WHEREAS, pursuant to the Plan, the Compensation Committee (“Committee”) of the Board of Directors has the authority to grant awards under the Plan, including awards that may be denominated in restricted stock units (“Units”); and

WHEREAS, the Committee or its delegatee has determined that the Holder is eligible to receive an award of Units under the Plan (the “Award”), subject to the vesting conditions set forth on Exhibit I;
    
NOW, THEREFORE, the Company hereby grants Units to the Holder under the terms and conditions as follows:

Terms and Conditions*

1.
Grant. The Holder is granted the number of Units specified at the beginning of this Agreement, subject to the vesting conditions set forth on Exhibit I.

2.
Fair Market Value of Units.

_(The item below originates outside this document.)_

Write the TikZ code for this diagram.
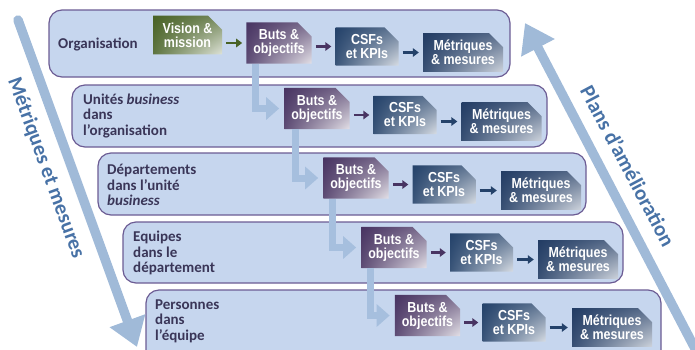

The fair market value of a Unit subject to this Agreement shall at all times be equal to the Fair Market Value of a Share of the Company’s Stock (the “Common Stock”).








                                                        
* Unless the context clearly indicates otherwise,any capitalized term that is not defined in this Agreement shall have the meaning set forth in the Plan as it currently exists or as it is amended in the future.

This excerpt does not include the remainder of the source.